THE WORD: The Beatitude for the Unsuccessful 

“Judah and Tamar” by Rembrandt  (circa 1650) is a painting in the collection of the Residenzgalerie, Salzburg, Austria. (Public Domain) 

There may be no Bible beatitude saying expressly, “Blessed are the unsuccessful,” but there are beatitudes, which are equivalent to this. We take these from our Lord’s own lips, “Blessed are those who mourn,” “Blessed are the poor,” “Blessed are those who are persecuted,” “Blessed are you when men shall revile you,” “Blessed are you when men shall hate you.” 

Then many other Scripture passages have similar teaching. Evidently not all blessings lie in the sunshine; many of them hide in the shadows. We do not read far in the Bible, especially in the New Testament, without finding that earthly prosperity is not the highest good that God has for us. Our Lord speaks very plainly about the perils of worldly success. 

The Bible is indeed a book for the unsuccessful. Its sweetest messages are to those who have fallen. It is the book of love and sympathy. Its pages teem with cheer for those who are discouraged. It sets its lamps of hope to shine in darkened chambers. It is full of comfort for those who are in sorrow. It is a book for those who have failed, for the disappointed, the defeated, and the discouraged. 

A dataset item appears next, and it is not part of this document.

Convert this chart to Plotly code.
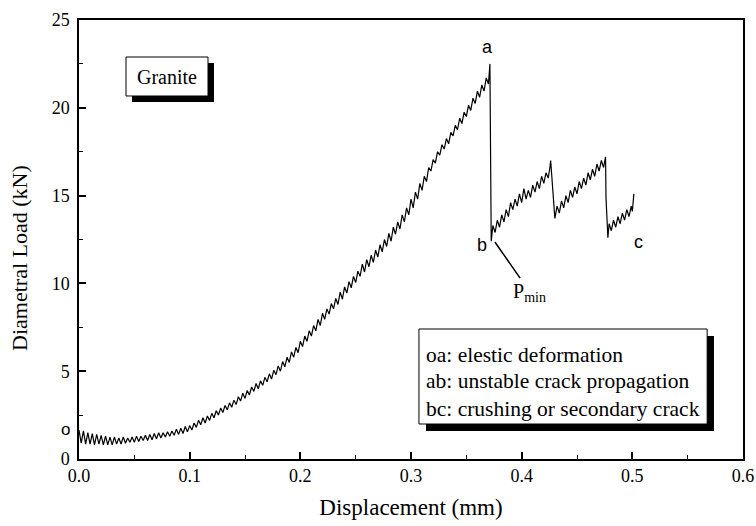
import plotly.graph_objects as go

# ---- data ----
disp_oa = [0.000, 0.002, 0.004, 0.006, 0.008, 0.010, 0.012, 0.014, 0.016, 0.018,
           0.020, 0.022, 0.024, 0.026, 0.028, 0.030, 0.032, 0.034, 0.036, 0.038,
           0.040, 0.042, 0.044, 0.046, 0.048, 0.050, 0.052, 0.054, 0.056, 0.058,
           0.060, 0.062, 0.064, 0.066, 0.068, 0.070, 0.072, 0.074, 0.076, 0.078,
           0.080, 0.082, 0.084, 0.086, 0.088, 0.090, 0.092, 0.094, 0.096, 0.098,
           0.100, 0.102, 0.104, 0.106, 0.108, 0.110, 0.112, 0.114, 0.116, 0.118,
           0.120, 0.122, 0.124, 0.126, 0.128, 0.130, 0.132, 0.134, 0.136, 0.138,
           0.140, 0.142, 0.144, 0.146, 0.148, 0.150, 0.152, 0.154, 0.156, 0.158,
           0.160, 0.162, 0.164, 0.166, 0.168, 0.170, 0.172, 0.174, 0.176, 0.178,
           0.180, 0.182, 0.184, 0.186, 0.188, 0.190, 0.192, 0.194, 0.196, 0.198,
           0.200, 0.202, 0.204, 0.206, 0.208, 0.210, 0.212, 0.214, 0.216, 0.218,
           0.220, 0.222, 0.224, 0.226, 0.228, 0.230, 0.232, 0.234, 0.236, 0.238,
           0.240, 0.242, 0.244, 0.246, 0.248, 0.250, 0.252, 0.254, 0.256, 0.258,
           0.260, 0.262, 0.264, 0.266, 0.268, 0.270, 0.272, 0.274, 0.276, 0.278,
           0.280, 0.282, 0.284, 0.286, 0.288, 0.290, 0.292, 0.294, 0.296, 0.298,
           0.300, 0.302, 0.304, 0.306, 0.308, 0.310, 0.312, 0.314, 0.316, 0.318,
           0.320, 0.322, 0.324, 0.326, 0.328, 0.330, 0.332, 0.334, 0.336, 0.338,
           0.340, 0.342, 0.344, 0.346, 0.348, 0.350, 0.352, 0.354, 0.356, 0.358,
           0.360, 0.362, 0.364, 0.366, 0.368, 0.370, 0.3713]
load_oa = [1.65, 0.90, 1.60, 0.85, 1.50, 0.85, 1.45, 0.80, 1.40, 0.85,
           1.35, 0.80, 1.30, 0.80, 1.25, 0.80, 1.25, 0.85, 1.20, 0.85,
           1.25, 0.90, 1.20, 0.95, 1.25, 0.95, 1.30, 1.00, 1.30, 1.05,
           1.35, 1.05, 1.40, 1.10, 1.45, 1.15, 1.50, 1.20, 1.50, 1.25,
           1.55, 1.30, 1.60, 1.35, 1.70, 1.40, 1.75, 1.45, 1.85, 1.55,
           1.90, 1.65, 2.05, 1.80, 2.20, 1.95, 2.35, 2.05, 2.45, 2.20,
           2.60, 2.35, 2.75, 2.50, 2.90, 2.65, 3.05, 2.80, 3.20, 2.95,
           3.35, 3.10, 3.55, 3.30, 3.75, 3.45, 3.90, 3.65, 4.10, 3.85,
           4.30, 4.00, 4.45, 4.20, 4.65, 4.40, 4.85, 4.55, 5.05, 4.80,
           5.30, 5.00, 5.55, 5.25, 5.80, 5.50, 6.10, 5.80, 6.35, 6.05,
           6.70, 6.40, 7.00, 6.70, 7.30, 7.00, 7.60, 7.30, 7.95, 7.60,
           8.30, 7.95, 8.55, 8.25, 8.85, 8.55, 9.15, 8.80, 9.50, 9.10,
           9.80, 9.45, 10.10, 9.75, 10.40, 10.05, 10.70, 10.40, 11.10, 10.65,
           11.35, 10.95, 11.60, 11.20, 11.90, 11.50, 12.20, 11.80, 12.50, 12.10,
           12.85, 12.40, 13.20, 12.80, 13.50, 13.10, 13.90, 13.50, 14.30, 13.90,
           14.80, 14.30, 15.20, 14.80, 15.70, 15.30, 16.10, 15.80, 16.60, 16.40,
           17.05, 16.85, 17.50, 17.30, 17.90, 17.65, 18.25, 17.95, 18.60, 18.40,
           19.00, 18.75, 19.40, 19.10, 19.75, 19.50, 20.15, 19.85, 20.55, 20.25,
           20.95, 20.60, 21.30, 20.95, 21.70, 21.35, 22.50]

disp_bc = [0.3725, 0.374, 0.376, 0.378, 0.380, 0.382, 0.384, 0.386, 0.388, 0.390,
           0.392, 0.394, 0.396, 0.398, 0.400, 0.402, 0.404, 0.406, 0.408, 0.410,
           0.412, 0.414, 0.416, 0.418, 0.420, 0.422, 0.424, 0.4255, 0.4262,
           0.4300, 0.432, 0.434, 0.436, 0.438, 0.440, 0.442, 0.444, 0.446, 0.448,
           0.450, 0.452, 0.454, 0.456, 0.458, 0.460, 0.462, 0.464, 0.466, 0.468,
           0.470, 0.472, 0.474, 0.4758,
           0.4762, 0.4779, 0.479, 0.481, 0.483, 0.485, 0.487, 0.489, 0.491, 0.493,
           0.495, 0.497, 0.499, 0.500, 0.5014]
load_bc = [12.40, 13.30, 12.90, 13.60, 13.20, 13.90, 13.50, 14.20, 13.80, 14.60,
           14.20, 14.80, 14.40, 15.10, 14.60, 15.40, 14.80, 15.30, 14.90, 15.60,
           15.20, 15.80, 15.40, 16.10, 15.70, 16.30, 16.00, 16.60, 17.00,
           13.70, 14.40, 14.00, 14.70, 14.30, 15.00, 14.60, 15.30, 14.90, 15.50,
           15.10, 15.80, 15.40, 16.00, 15.60, 16.30, 15.90, 16.50, 16.10, 16.80,
           16.40, 17.00, 16.60, 17.20,
           14.90, 12.60, 13.40, 13.00, 13.60, 13.20, 13.80, 13.40, 14.00, 13.60,
           14.20, 13.80, 14.40, 14.10, 15.10]

x_ticks = [0.0, 0.1, 0.2, 0.3, 0.4, 0.5, 0.6]
y_ticks = [0, 5, 10, 15, 20, 25]
notes = ["oa: elestic deformation",
         "ab: unstable crack propagation",
         "bc: crushing or secondary crack"]

SERIF = "Liberation Serif, Times New Roman, serif"
SANS = "Liberation Sans, Arial, sans-serif"

fig = go.Figure()
fig.add_trace(go.Scatter(x=disp_oa + disp_bc, y=load_oa + load_bc, mode="lines",
                         line=dict(color="black", width=1.2), showlegend=False,
                         hoverinfo="skip"))

axis_common = dict(showline=True, linecolor="black", linewidth=1.5, mirror=True,
                   ticks="inside", ticklen=7, tickwidth=1.5, tickcolor="black",
                   showgrid=False, zeroline=False, automargin=False,
                   tickfont=dict(family=SERIF, size=18, color="black"))
fig.update_xaxes(range=[0, 0.6], tickvals=x_ticks, tickformat=".1f",
                 minor=dict(ticks="inside", ticklen=4, tickwidth=1.2, tickcolor="black", dtick=0.05, tick0=0),
                 title=dict(text="Displacement (mm)", font=dict(family=SERIF, size=23, color="black"), standoff=14),
                 **axis_common)
fig.update_yaxes(range=[0, 25], tickvals=y_ticks, ticklabelstandoff=4,
                 minor=dict(ticks="inside", ticklen=4, tickwidth=1.2, tickcolor="black", dtick=2.5, tick0=0),
                 **axis_common)

shapes = [
    # Granite box shadow and box
    dict(type="rect", xref="paper", yref="paper", x0=0.0798, x1=0.2033, y0=0.8132, y1=0.9021,
         fillcolor="black", line=dict(width=0)),
    dict(type="rect", xref="paper", yref="paper", x0=0.0708, x1=0.1943, y0=0.8269, y1=0.9157,
         fillcolor="white", line=dict(color="black", width=1)),
    # note box shadow and box
    dict(type="rect", xref="paper", yref="paper", x0=0.5226, x1=0.9563, y0=0.0638, y1=0.2802,
         fillcolor="black", line=dict(width=0)),
    dict(type="rect", xref="paper", yref="paper", x0=0.512, x1=0.946, y0=0.0797, y1=0.2961,
         fillcolor="white", line=dict(color="black", width=1)),
]
fig.update_layout(shapes=shapes)

ann = [
    dict(x=-0.0889, y=0.458, xref="paper", yref="paper", text="Diametral Load (kN)",
         showarrow=False, textangle=-90, xanchor="center", yanchor="middle",
         font=dict(family=SERIF, size=22, color="black")),
    dict(x=0.1325, y=0.871, xref="paper", yref="paper", text="Granite", showarrow=False,
         xanchor="center", yanchor="middle",
         font=dict(family=SERIF, size=20, color="black")),
    dict(x=0.3695, y=23.45, xref="x", yref="y", text="a", showarrow=False,
         xanchor="center", yanchor="middle",
         font=dict(family=SANS, size=18, color="black")),
    dict(x=0.364, y=12.2, xref="x", yref="y", text="b", showarrow=False,
         xanchor="center", yanchor="middle",
         font=dict(family=SANS, size=18, color="black")),
    dict(x=0.506, y=12.35, xref="x", yref="y", text="c", showarrow=False,
         xanchor="center", yanchor="middle",
         font=dict(family=SANS, size=18, color="black")),
    dict(x=-0.021, y=0.068, xref="paper", yref="paper", text="o", showarrow=False,
         xanchor="center", yanchor="middle",
         font=dict(family=SANS, size=17, color="black")),
    dict(x=0.3758, y=12.36, xref="x", yref="y", ax=0.4074, ay=9.5, axref="x", ayref="y",
         text="P<sub>min</sub>", showarrow=True, arrowhead=0, arrowwidth=1.5, arrowcolor="black",
         xanchor="center", yanchor="middle",
         font=dict(family=SERIF, size=20, color="black")),
]
ys = [0.238, 0.177, 0.115]
for t, yy in zip(notes, ys):
    ann.append(dict(x=0.52, y=yy, xref="paper", yref="paper", text=t, showarrow=False,
                    xanchor="left", yanchor="middle",
                    font=dict(family=SERIF, size=21.5, color="black")))
fig.update_layout(annotations=ann)

fig.update_layout(width=756, height=526, margin=dict(l=79, r=13, t=20, b=67),
                  paper_bgcolor="white", plot_bgcolor="white")
fig.write_html("out.html")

It is this quality in the Bible which makes it so dear to the heart of humanity. If it were a book only for the strong, the successful, the victorious, the unfallen, those who have no sorrow, who never fail, the whole, the happy—it would not find such a welcome wherever it goes in the world. So long as there are tears and sorrows, and broken hearts, and crushed hopes, and human failures, and lives burdened and bowed down, and spirits sad and despairing—so long will the Bible be a good book believed in as a God-inspired book, and full of inspiration, light, help, and strength for earth’s weary ones. 

The God of the Bible is the God of those who have not succeeded. Wherever there is a weak, stumbling Christian, unable to walk alone—to him the divine heart goes out in tender thought and sympathy; and the divine hand is extended to support him, and keep him from falling. Whenever a Christian has fallen, and lies in defeat or failure—over him bends the heavenly Father in kindly pity, to raise him up and to help him to begin again. 

The world has honor enough for those who succeed. There are plenty of books about men and women who became famous. There is glory for those who began among the ranks of the poor, and climbed upward to the highest places. There are poets enough to sing the story of those who win in the battle. But the Bible wreaths its laurel chaplets for the unsuccessful. It sings the songs of those who fail. Its hands of help are under the fallen. Its brightest crowns are for those whom earth passes by. When the end comes, and life’s revelations are all made—then it will appear that many who in this world have been thrust aside, or trampled down in the dust, or even burned at the stake, or nailed on crosses—have been exalted to highest honor in the life beyond earth. 

We would better, therefore, learn to measure life by true standards. No one has really failed—who has lived for God, who has lived according to God’s law, who has wrought on the temple of truth, in the cause of righteousness. 


J.R. Miller was a pastor and former editorial superintendent of the Presbyterian Board of Publication from 1880 to 1911. His works are now in the public domain. This passage is an edited version.